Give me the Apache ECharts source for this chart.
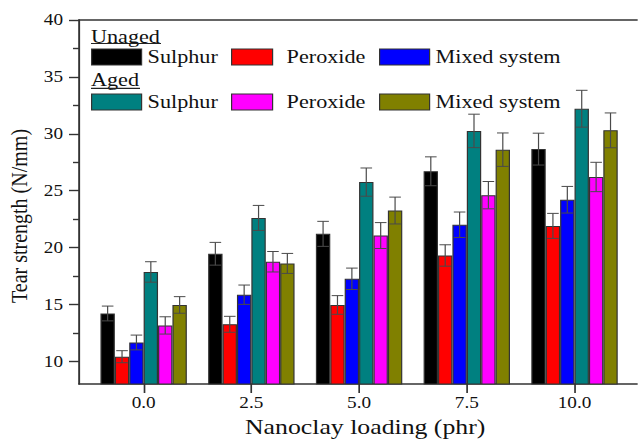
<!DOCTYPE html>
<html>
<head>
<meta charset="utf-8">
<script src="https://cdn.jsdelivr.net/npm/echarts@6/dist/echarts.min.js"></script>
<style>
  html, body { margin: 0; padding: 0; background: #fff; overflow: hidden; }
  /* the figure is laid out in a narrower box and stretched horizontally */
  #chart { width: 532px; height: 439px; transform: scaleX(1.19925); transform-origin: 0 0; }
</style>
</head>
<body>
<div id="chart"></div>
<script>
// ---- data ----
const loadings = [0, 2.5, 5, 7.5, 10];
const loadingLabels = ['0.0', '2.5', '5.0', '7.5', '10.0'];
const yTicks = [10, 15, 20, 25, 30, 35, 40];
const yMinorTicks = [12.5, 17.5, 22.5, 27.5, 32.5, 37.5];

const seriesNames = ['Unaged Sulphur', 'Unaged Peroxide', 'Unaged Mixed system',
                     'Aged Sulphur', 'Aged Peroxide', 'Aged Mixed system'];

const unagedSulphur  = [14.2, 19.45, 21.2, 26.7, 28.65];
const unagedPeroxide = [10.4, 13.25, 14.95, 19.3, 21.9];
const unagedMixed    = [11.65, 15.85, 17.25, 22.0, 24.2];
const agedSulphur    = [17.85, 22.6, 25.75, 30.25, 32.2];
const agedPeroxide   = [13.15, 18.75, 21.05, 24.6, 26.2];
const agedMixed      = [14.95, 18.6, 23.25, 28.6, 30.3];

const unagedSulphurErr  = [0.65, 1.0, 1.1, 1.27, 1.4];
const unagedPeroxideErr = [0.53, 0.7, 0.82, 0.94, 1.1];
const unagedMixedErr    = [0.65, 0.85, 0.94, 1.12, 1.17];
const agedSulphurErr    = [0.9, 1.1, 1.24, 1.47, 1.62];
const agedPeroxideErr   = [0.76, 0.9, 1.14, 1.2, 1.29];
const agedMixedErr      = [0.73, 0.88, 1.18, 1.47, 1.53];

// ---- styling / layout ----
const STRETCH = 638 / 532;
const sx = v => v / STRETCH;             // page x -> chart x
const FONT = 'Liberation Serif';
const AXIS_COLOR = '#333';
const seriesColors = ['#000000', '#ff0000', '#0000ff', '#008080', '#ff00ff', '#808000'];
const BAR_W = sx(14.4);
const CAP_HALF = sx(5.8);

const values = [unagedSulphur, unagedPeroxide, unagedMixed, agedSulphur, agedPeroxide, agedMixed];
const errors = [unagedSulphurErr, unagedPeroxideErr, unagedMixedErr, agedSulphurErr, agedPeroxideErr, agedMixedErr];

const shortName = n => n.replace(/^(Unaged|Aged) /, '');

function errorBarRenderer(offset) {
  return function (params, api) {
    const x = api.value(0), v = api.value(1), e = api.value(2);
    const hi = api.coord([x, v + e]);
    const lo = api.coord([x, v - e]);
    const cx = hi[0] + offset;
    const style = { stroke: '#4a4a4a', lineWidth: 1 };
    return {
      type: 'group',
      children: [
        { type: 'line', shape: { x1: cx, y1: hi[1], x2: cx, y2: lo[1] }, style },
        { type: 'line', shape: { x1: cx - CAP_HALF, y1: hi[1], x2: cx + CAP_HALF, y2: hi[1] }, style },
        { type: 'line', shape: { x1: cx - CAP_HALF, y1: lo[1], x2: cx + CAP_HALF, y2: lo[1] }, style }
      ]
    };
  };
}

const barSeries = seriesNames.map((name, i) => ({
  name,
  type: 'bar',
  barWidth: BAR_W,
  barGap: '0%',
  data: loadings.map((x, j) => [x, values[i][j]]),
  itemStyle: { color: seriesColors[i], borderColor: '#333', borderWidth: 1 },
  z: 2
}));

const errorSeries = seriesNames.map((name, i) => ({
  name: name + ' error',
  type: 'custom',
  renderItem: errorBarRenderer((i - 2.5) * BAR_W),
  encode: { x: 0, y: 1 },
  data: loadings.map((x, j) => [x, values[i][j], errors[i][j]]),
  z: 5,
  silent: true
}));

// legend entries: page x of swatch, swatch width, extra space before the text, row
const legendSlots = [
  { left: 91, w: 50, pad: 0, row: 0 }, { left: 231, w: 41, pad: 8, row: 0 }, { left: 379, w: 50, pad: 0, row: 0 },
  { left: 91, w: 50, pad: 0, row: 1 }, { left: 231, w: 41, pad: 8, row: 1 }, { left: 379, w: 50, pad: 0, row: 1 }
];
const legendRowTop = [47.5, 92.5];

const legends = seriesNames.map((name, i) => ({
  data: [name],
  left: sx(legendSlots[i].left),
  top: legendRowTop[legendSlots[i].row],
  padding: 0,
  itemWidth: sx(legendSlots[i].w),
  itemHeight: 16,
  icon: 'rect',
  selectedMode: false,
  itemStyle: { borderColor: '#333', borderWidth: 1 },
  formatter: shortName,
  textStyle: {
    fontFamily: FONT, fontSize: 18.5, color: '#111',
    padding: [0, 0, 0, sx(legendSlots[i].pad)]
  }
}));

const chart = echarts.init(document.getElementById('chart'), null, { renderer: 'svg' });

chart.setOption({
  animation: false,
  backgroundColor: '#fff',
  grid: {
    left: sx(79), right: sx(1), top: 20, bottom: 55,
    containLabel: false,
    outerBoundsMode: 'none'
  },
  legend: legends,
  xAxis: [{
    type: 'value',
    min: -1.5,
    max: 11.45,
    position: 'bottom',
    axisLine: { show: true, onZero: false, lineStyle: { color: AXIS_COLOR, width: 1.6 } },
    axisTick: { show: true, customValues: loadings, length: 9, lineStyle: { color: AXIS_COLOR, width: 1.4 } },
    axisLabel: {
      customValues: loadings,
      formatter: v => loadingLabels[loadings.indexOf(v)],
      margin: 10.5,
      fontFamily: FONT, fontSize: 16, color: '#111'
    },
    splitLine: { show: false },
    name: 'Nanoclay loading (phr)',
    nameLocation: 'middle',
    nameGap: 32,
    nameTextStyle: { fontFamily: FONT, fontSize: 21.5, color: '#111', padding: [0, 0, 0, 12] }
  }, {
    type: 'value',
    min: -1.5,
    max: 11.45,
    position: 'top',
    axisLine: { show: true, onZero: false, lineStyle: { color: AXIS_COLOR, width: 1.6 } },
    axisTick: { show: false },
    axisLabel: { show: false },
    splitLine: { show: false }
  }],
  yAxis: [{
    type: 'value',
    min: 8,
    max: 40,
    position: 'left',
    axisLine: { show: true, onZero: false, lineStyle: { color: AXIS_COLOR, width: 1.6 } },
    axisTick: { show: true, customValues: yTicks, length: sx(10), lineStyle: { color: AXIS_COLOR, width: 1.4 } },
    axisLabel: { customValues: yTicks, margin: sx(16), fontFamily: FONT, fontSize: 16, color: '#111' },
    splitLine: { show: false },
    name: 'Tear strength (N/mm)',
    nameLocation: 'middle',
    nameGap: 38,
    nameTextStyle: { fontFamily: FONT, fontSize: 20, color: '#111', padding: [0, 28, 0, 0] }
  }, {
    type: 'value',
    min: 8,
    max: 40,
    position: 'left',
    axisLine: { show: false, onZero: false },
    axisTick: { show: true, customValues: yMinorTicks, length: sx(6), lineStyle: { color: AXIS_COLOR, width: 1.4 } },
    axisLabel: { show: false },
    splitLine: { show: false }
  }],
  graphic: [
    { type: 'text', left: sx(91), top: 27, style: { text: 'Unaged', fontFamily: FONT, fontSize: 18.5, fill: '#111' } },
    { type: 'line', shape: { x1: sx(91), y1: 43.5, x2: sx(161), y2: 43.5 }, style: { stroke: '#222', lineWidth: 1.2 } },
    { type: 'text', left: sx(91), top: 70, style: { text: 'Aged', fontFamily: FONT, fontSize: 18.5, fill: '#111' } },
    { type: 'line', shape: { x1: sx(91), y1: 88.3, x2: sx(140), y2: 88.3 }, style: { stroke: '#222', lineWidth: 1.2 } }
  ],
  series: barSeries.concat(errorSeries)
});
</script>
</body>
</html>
• • • • •
**TASK PROMPT**
Give again exactly the lines running from the beginning of the material above through the line that contains "Peroxide', 'Aged Mixed system'];", and leave out every picture.

**FINAL ANSWER**
Give me the Apache ECharts source for this chart.
<!DOCTYPE html>
<html>
<head>
<meta charset="utf-8">
<script src="https://cdn.jsdelivr.net/npm/echarts@6/dist/echarts.min.js"></script>
<style>
  html, body { margin: 0; padding: 0; background: #fff; overflow: hidden; }
  /* the figure is laid out in a narrower box and stretched horizontally */
  #chart { width: 532px; height: 439px; transform: scaleX(1.19925); transform-origin: 0 0; }
</style>
</head>
<body>
<div id="chart"></div>
<script>
// ---- data ----
const loadings = [0, 2.5, 5, 7.5, 10];
const loadingLabels = ['0.0', '2.5', '5.0', '7.5', '10.0'];
const yTicks = [10, 15, 20, 25, 30, 35, 40];
const yMinorTicks = [12.5, 17.5, 22.5, 27.5, 32.5, 37.5];

const seriesNames = ['Unaged Sulphur', 'Unaged Peroxide', 'Unaged Mixed system',
                     'Aged Sulphur', 'Aged Peroxide', 'Aged Mixed system'];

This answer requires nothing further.